YOUR INSTRUCTIONS → Can you transcribe the data exactly? Leave the pictures out.

PROVIDED DATA →
━━━━━━━━
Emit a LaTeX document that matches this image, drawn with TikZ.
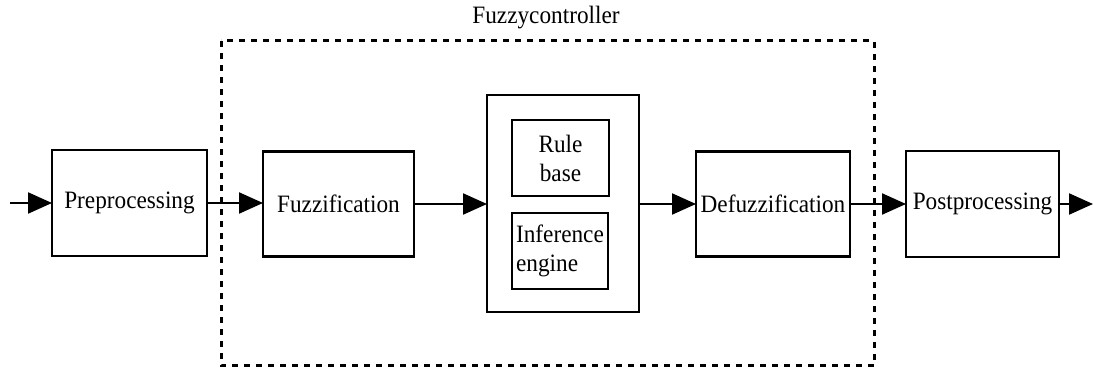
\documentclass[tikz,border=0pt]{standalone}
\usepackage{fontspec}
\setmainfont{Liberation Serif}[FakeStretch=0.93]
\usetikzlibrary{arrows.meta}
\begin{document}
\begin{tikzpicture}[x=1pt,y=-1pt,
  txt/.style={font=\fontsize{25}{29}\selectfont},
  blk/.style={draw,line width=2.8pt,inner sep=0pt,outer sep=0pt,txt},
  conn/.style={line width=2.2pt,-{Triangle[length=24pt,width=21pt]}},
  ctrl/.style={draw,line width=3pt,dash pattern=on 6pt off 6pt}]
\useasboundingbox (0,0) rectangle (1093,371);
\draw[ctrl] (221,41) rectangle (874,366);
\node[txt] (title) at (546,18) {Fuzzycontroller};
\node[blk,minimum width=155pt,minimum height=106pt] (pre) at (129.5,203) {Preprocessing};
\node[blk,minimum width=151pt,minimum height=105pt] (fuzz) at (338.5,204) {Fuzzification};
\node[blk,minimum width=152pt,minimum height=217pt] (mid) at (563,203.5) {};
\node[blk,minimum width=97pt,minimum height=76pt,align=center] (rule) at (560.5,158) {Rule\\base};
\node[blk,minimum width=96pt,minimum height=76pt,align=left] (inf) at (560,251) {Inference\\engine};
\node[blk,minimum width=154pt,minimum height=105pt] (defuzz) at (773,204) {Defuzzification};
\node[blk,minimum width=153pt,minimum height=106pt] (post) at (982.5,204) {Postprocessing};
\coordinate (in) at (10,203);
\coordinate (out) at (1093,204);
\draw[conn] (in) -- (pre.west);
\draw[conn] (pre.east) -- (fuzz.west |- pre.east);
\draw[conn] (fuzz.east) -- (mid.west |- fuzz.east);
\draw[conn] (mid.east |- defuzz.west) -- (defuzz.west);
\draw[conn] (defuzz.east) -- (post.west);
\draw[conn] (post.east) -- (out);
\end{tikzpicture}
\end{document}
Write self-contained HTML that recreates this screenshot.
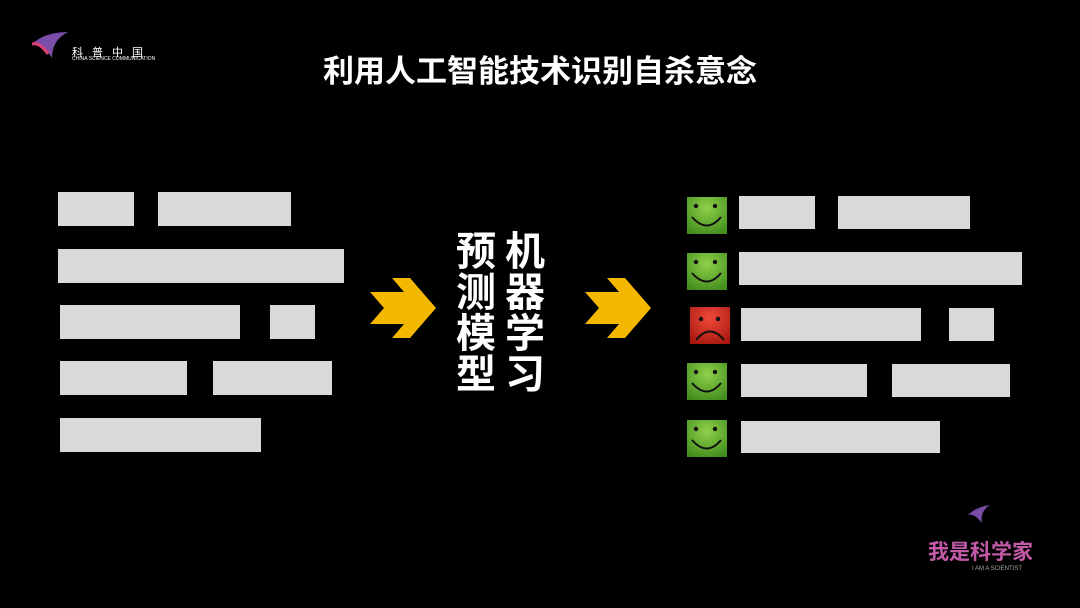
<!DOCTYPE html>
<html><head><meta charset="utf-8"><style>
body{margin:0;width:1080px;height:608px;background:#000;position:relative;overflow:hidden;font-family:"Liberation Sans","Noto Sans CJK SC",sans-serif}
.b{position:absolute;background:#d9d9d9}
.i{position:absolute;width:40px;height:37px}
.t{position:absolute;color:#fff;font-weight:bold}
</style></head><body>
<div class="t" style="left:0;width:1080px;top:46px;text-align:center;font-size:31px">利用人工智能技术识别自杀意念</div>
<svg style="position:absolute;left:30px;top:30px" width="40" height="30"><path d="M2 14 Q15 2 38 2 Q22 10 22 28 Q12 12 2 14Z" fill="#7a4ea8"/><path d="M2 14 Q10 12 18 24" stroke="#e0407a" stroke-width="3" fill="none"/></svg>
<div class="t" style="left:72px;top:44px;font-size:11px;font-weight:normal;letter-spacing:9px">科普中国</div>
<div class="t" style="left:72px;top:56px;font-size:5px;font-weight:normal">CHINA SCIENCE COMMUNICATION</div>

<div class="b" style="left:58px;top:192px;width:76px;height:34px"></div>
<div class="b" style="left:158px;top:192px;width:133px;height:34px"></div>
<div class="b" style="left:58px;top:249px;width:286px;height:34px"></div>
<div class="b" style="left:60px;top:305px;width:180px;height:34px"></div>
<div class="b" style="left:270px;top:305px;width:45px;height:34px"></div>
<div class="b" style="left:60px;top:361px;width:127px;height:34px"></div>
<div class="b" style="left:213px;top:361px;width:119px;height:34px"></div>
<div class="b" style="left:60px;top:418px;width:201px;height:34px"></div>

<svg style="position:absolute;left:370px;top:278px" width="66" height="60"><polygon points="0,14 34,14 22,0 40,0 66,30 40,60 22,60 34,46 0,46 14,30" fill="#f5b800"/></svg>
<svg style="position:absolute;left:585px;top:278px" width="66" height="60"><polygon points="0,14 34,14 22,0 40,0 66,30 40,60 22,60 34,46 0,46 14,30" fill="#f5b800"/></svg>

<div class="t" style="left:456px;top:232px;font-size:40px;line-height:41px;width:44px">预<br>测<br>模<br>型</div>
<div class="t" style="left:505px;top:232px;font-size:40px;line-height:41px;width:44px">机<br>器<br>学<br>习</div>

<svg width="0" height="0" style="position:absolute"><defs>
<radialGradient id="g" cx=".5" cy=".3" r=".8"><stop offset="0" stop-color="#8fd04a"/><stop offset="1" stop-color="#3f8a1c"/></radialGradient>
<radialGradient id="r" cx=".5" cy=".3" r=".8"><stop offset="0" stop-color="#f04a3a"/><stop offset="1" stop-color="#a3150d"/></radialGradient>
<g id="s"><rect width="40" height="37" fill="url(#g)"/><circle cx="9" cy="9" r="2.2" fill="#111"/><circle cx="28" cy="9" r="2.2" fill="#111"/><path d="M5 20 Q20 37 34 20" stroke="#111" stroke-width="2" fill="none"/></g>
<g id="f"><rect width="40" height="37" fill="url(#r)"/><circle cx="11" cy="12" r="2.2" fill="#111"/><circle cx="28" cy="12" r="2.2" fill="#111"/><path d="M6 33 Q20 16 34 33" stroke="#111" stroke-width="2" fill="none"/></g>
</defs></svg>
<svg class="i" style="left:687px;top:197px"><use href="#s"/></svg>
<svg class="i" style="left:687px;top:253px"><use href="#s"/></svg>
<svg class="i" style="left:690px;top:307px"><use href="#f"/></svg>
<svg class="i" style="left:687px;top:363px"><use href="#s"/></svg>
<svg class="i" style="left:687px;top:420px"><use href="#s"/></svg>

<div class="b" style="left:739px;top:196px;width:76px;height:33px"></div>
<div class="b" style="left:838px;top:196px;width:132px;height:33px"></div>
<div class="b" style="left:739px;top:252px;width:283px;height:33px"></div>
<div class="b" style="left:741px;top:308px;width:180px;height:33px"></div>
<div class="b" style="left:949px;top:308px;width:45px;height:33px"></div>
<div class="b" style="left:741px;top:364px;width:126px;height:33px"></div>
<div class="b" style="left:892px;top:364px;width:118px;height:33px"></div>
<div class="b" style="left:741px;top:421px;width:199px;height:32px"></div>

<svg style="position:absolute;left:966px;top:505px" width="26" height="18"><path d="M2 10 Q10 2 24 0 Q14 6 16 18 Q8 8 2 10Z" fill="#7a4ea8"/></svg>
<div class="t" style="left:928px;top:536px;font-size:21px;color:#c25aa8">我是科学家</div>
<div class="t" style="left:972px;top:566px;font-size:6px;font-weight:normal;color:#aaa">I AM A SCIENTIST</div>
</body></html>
━━━━━━━━
EXPECTED ANSWER →
Emit a LaTeX document that matches this image, drawn with TikZ.
\documentclass[tikz,border=0pt]{standalone}
\usepackage{fontspec}
\setmainfont{Liberation Serif}[FakeStretch=0.93]
\usetikzlibrary{arrows.meta}
\begin{document}
\begin{tikzpicture}[x=1pt,y=-1pt,
  txt/.style={font=\fontsize{25}{29}\selectfont},
  blk/.style={draw,line width=2.8pt,inner sep=0pt,outer sep=0pt,txt},
  conn/.style={line width=2.2pt,-{Triangle[length=24pt,width=21pt]}},
  ctrl/.style={draw,line width=3pt,dash pattern=on 6pt off 6pt}]
\useasboundingbox (0,0) rectangle (1093,371);
\draw[ctrl] (221,41) rectangle (874,366);
\node[txt] (title) at (546,18) {Fuzzycontroller};
\node[blk,minimum width=155pt,minimum height=106pt] (pre) at (129.5,203) {Preprocessing};
\node[blk,minimum width=151pt,minimum height=105pt] (fuzz) at (338.5,204) {Fuzzification};
\node[blk,minimum width=152pt,minimum height=217pt] (mid) at (563,203.5) {};
\node[blk,minimum width=97pt,minimum height=76pt,align=center] (rule) at (560.5,158) {Rule\\base};
\node[blk,minimum width=96pt,minimum height=76pt,align=left] (inf) at (560,251) {Inference\\engine};
\node[blk,minimum width=154pt,minimum height=105pt] (defuzz) at (773,204) {Defuzzification};
\node[blk,minimum width=153pt,minimum height=106pt] (post) at (982.5,204) {Postprocessing};
\coordinate (in) at (10,203);
\coordinate (out) at (1093,204);
\draw[conn] (in) -- (pre.west);
\draw[conn] (pre.east) -- (fuzz.west |- pre.east);
\draw[conn] (fuzz.east) -- (mid.west |- fuzz.east);
\draw[conn] (mid.east |- defuzz.west) -- (defuzz.west);
\draw[conn] (defuzz.east) -- (post.west);
\draw[conn] (post.east) -- (out);
\end{tikzpicture}
\end{document}
Write self-contained HTML that recreates this screenshot.
<!DOCTYPE html>
<html><head><meta charset="utf-8"><style>
body{margin:0;width:1080px;height:608px;background:#000;position:relative;overflow:hidden;font-family:"Liberation Sans","Noto Sans CJK SC",sans-serif}
.b{position:absolute;background:#d9d9d9}
.i{position:absolute;width:40px;height:37px}
.t{position:absolute;color:#fff;font-weight:bold}
</style></head><body>
<div class="t" style="left:0;width:1080px;top:46px;text-align:center;font-size:31px">利用人工智能技术识别自杀意念</div>
<svg style="position:absolute;left:30px;top:30px" width="40" height="30"><path d="M2 14 Q15 2 38 2 Q22 10 22 28 Q12 12 2 14Z" fill="#7a4ea8"/><path d="M2 14 Q10 12 18 24" stroke="#e0407a" stroke-width="3" fill="none"/></svg>
<div class="t" style="left:72px;top:44px;font-size:11px;font-weight:normal;letter-spacing:9px">科普中国</div>
<div class="t" style="left:72px;top:56px;font-size:5px;font-weight:normal">CHINA SCIENCE COMMUNICATION</div>

<div class="b" style="left:58px;top:192px;width:76px;height:34px"></div>
<div class="b" style="left:158px;top:192px;width:133px;height:34px"></div>
<div class="b" style="left:58px;top:249px;width:286px;height:34px"></div>
<div class="b" style="left:60px;top:305px;width:180px;height:34px"></div>
<div class="b" style="left:270px;top:305px;width:45px;height:34px"></div>
<div class="b" style="left:60px;top:361px;width:127px;height:34px"></div>
<div class="b" style="left:213px;top:361px;width:119px;height:34px"></div>
<div class="b" style="left:60px;top:418px;width:201px;height:34px"></div>

<svg style="position:absolute;left:370px;top:278px" width="66" height="60"><polygon points="0,14 34,14 22,0 40,0 66,30 40,60 22,60 34,46 0,46 14,30" fill="#f5b800"/></svg>
<svg style="position:absolute;left:585px;top:278px" width="66" height="60"><polygon points="0,14 34,14 22,0 40,0 66,30 40,60 22,60 34,46 0,46 14,30" fill="#f5b800"/></svg>

<div class="t" style="left:456px;top:232px;font-size:40px;line-height:41px;width:44px">预<br>测<br>模<br>型</div>
<div class="t" style="left:505px;top:232px;font-size:40px;line-height:41px;width:44px">机<br>器<br>学<br>习</div>

<svg width="0" height="0" style="position:absolute"><defs>
<radialGradient id="g" cx=".5" cy=".3" r=".8"><stop offset="0" stop-color="#8fd04a"/><stop offset="1" stop-color="#3f8a1c"/></radialGradient>
<radialGradient id="r" cx=".5" cy=".3" r=".8"><stop offset="0" stop-color="#f04a3a"/><stop offset="1" stop-color="#a3150d"/></radialGradient>
<g id="s"><rect width="40" height="37" fill="url(#g)"/><circle cx="9" cy="9" r="2.2" fill="#111"/><circle cx="28" cy="9" r="2.2" fill="#111"/><path d="M5 20 Q20 37 34 20" stroke="#111" stroke-width="2" fill="none"/></g>
<g id="f"><rect width="40" height="37" fill="url(#r)"/><circle cx="11" cy="12" r="2.2" fill="#111"/><circle cx="28" cy="12" r="2.2" fill="#111"/><path d="M6 33 Q20 16 34 33" stroke="#111" stroke-width="2" fill="none"/></g>
</defs></svg>
<svg class="i" style="left:687px;top:197px"><use href="#s"/></svg>
<svg class="i" style="left:687px;top:253px"><use href="#s"/></svg>
<svg class="i" style="left:690px;top:307px"><use href="#f"/></svg>
<svg class="i" style="left:687px;top:363px"><use href="#s"/></svg>
<svg class="i" style="left:687px;top:420px"><use href="#s"/></svg>

<div class="b" style="left:739px;top:196px;width:76px;height:33px"></div>
<div class="b" style="left:838px;top:196px;width:132px;height:33px"></div>
<div class="b" style="left:739px;top:252px;width:283px;height:33px"></div>
<div class="b" style="left:741px;top:308px;width:180px;height:33px"></div>
<div class="b" style="left:949px;top:308px;width:45px;height:33px"></div>
<div class="b" style="left:741px;top:364px;width:126px;height:33px"></div>
<div class="b" style="left:892px;top:364px;width:118px;height:33px"></div>
<div class="b" style="left:741px;top:421px;width:199px;height:32px"></div>

<svg style="position:absolute;left:966px;top:505px" width="26" height="18"><path d="M2 10 Q10 2 24 0 Q14 6 16 18 Q8 8 2 10Z" fill="#7a4ea8"/></svg>
<div class="t" style="left:928px;top:536px;font-size:21px;color:#c25aa8">我是科学家</div>
<div class="t" style="left:972px;top:566px;font-size:6px;font-weight:normal;color:#aaa">I AM A SCIENTIST</div>
</body></html>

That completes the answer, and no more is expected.